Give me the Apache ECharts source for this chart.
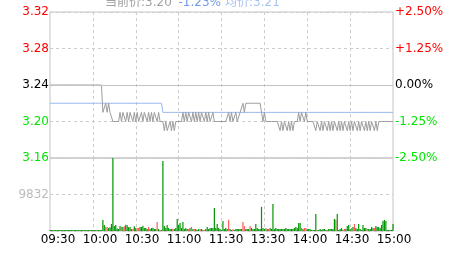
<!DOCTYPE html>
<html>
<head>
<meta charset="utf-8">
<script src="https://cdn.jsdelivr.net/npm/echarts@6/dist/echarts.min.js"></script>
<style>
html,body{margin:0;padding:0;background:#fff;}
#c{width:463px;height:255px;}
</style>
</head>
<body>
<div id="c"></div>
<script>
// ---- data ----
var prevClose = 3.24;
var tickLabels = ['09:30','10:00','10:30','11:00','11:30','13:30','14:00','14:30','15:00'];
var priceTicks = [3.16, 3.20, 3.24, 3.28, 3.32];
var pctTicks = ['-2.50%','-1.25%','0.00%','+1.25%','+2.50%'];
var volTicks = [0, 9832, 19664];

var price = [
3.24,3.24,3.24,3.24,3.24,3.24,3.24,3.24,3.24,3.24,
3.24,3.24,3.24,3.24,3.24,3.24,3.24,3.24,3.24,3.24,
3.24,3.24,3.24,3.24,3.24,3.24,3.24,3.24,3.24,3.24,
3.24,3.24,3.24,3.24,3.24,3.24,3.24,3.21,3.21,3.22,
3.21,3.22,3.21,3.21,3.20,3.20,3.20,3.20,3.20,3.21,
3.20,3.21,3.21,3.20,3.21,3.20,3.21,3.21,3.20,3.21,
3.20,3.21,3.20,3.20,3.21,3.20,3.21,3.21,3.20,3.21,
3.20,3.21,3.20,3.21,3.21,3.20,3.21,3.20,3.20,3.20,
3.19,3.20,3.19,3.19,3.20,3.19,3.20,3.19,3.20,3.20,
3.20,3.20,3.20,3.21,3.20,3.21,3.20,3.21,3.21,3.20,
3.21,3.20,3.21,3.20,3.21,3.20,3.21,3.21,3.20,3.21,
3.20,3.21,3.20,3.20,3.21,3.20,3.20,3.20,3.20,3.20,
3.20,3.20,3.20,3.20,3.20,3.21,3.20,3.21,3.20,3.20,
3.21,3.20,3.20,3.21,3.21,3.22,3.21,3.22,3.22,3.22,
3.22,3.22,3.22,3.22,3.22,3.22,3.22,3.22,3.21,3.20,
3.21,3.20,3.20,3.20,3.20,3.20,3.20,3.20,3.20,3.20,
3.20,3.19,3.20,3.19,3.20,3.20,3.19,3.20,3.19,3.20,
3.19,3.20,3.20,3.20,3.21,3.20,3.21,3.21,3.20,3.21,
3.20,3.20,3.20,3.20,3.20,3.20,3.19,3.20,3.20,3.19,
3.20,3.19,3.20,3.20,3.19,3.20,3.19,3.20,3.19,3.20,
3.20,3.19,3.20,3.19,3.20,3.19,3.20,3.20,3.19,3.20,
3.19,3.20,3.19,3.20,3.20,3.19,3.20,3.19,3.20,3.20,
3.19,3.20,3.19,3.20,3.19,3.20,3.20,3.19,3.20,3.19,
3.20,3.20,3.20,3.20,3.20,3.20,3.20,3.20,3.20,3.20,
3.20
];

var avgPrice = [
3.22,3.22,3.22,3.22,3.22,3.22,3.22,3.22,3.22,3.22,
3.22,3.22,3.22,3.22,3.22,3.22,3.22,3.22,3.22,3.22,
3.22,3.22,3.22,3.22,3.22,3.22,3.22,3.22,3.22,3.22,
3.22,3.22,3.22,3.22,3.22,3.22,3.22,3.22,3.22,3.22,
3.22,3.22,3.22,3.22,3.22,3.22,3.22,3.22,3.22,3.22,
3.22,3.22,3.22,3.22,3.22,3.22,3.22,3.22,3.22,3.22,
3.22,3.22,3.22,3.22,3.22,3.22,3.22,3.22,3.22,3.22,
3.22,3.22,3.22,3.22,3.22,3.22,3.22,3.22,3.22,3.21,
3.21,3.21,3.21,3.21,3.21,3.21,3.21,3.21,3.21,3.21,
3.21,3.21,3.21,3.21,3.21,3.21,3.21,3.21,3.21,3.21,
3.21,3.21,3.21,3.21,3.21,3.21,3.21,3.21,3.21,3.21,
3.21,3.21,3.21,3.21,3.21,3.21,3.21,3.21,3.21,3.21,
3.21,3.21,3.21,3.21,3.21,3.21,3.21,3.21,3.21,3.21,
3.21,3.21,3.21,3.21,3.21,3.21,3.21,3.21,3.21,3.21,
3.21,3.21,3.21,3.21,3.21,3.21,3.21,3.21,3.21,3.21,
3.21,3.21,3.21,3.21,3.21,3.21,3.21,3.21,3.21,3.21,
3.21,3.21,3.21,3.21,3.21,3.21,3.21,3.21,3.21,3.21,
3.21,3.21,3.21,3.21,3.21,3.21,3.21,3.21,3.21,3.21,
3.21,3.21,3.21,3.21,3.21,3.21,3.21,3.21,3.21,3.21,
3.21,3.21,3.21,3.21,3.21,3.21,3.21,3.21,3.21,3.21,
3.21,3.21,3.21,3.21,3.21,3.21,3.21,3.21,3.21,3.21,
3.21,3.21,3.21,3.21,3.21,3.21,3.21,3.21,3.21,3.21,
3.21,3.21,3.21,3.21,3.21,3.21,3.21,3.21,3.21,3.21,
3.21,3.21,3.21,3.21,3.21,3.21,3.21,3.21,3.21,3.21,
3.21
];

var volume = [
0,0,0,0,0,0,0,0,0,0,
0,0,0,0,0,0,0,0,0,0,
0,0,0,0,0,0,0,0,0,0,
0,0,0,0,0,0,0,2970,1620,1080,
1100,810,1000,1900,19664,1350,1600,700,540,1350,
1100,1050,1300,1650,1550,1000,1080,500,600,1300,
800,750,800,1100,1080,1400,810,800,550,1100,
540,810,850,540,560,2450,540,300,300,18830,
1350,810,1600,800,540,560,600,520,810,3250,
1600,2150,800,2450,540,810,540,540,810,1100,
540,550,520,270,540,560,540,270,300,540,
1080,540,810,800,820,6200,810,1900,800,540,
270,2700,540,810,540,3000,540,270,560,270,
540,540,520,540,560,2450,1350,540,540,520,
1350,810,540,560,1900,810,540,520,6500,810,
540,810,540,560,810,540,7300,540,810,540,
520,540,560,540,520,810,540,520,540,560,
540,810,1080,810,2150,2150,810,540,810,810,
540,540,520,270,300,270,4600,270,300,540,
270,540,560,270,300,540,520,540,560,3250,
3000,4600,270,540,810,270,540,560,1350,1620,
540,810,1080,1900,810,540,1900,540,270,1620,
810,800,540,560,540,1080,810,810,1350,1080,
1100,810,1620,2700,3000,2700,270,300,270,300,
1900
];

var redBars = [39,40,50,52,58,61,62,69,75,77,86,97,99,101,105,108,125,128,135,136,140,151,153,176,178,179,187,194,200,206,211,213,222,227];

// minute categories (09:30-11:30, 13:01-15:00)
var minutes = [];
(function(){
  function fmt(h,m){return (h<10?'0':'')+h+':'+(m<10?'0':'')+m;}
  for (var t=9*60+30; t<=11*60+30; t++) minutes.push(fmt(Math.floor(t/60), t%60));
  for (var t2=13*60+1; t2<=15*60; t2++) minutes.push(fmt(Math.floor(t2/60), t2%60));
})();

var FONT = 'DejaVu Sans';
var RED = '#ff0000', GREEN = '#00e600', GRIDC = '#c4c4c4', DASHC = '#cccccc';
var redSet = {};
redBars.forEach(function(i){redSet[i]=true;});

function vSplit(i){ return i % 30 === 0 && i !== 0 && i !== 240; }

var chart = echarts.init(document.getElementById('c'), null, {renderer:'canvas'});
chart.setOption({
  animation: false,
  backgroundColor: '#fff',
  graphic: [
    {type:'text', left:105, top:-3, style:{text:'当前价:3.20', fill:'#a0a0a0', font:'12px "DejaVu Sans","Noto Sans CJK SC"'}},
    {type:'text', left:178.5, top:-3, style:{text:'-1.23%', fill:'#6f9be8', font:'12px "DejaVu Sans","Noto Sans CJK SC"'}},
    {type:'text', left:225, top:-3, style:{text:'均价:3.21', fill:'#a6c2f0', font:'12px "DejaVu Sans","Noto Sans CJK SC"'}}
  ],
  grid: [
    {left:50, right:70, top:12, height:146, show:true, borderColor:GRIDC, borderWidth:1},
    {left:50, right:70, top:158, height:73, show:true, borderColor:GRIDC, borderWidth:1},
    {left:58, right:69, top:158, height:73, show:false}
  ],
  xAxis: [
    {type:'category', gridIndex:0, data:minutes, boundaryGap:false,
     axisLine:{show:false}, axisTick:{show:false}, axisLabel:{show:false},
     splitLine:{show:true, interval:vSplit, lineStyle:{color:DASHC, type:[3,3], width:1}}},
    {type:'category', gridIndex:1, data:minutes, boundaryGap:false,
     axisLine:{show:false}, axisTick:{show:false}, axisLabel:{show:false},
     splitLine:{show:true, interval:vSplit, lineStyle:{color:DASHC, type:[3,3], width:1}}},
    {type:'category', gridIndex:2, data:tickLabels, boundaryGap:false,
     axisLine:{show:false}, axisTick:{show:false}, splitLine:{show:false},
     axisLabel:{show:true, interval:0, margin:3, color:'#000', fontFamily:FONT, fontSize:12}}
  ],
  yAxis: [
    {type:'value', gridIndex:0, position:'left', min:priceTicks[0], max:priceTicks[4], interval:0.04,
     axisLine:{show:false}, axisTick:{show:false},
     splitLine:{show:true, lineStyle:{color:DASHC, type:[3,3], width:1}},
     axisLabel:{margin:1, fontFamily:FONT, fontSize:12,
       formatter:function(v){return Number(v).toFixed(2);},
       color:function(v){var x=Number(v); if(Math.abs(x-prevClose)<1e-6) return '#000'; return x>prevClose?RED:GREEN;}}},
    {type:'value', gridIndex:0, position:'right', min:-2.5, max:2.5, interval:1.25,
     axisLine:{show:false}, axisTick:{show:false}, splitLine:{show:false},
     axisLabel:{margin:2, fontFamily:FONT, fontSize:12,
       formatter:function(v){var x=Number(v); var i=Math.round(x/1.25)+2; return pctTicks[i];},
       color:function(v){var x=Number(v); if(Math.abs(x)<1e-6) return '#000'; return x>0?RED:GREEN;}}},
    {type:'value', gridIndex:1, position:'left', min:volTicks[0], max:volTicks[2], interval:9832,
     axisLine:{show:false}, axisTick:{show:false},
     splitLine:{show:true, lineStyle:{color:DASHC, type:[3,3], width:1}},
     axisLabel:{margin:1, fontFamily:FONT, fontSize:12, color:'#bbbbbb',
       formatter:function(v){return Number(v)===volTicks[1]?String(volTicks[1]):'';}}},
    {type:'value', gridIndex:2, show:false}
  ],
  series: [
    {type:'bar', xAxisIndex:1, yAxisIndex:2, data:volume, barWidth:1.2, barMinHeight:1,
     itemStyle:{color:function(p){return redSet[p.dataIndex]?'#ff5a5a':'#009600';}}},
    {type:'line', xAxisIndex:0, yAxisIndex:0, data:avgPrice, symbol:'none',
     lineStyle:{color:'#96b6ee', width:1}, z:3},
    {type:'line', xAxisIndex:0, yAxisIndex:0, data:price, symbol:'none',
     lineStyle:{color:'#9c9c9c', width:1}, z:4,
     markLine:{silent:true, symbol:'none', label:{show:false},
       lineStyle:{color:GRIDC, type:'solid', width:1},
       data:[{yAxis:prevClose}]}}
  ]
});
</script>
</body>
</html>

◇ ◇ ◇ ◇

- TASK TO COMPLETE
Reproduce exactly the run of lines that opens the listing and closes with the line holding "var volTicks = [0, 9832, 19664];". Pictures are excluded.

- RESPONSE TO THE TASK
Give me the Apache ECharts source for this chart.
<!DOCTYPE html>
<html>
<head>
<meta charset="utf-8">
<script src="https://cdn.jsdelivr.net/npm/echarts@6/dist/echarts.min.js"></script>
<style>
html,body{margin:0;padding:0;background:#fff;}
#c{width:463px;height:255px;}
</style>
</head>
<body>
<div id="c"></div>
<script>
// ---- data ----
var prevClose = 3.24;
var tickLabels = ['09:30','10:00','10:30','11:00','11:30','13:30','14:00','14:30','15:00'];
var priceTicks = [3.16, 3.20, 3.24, 3.28, 3.32];
var pctTicks = ['-2.50%','-1.25%','0.00%','+1.25%','+2.50%'];
var volTicks = [0, 9832, 19664];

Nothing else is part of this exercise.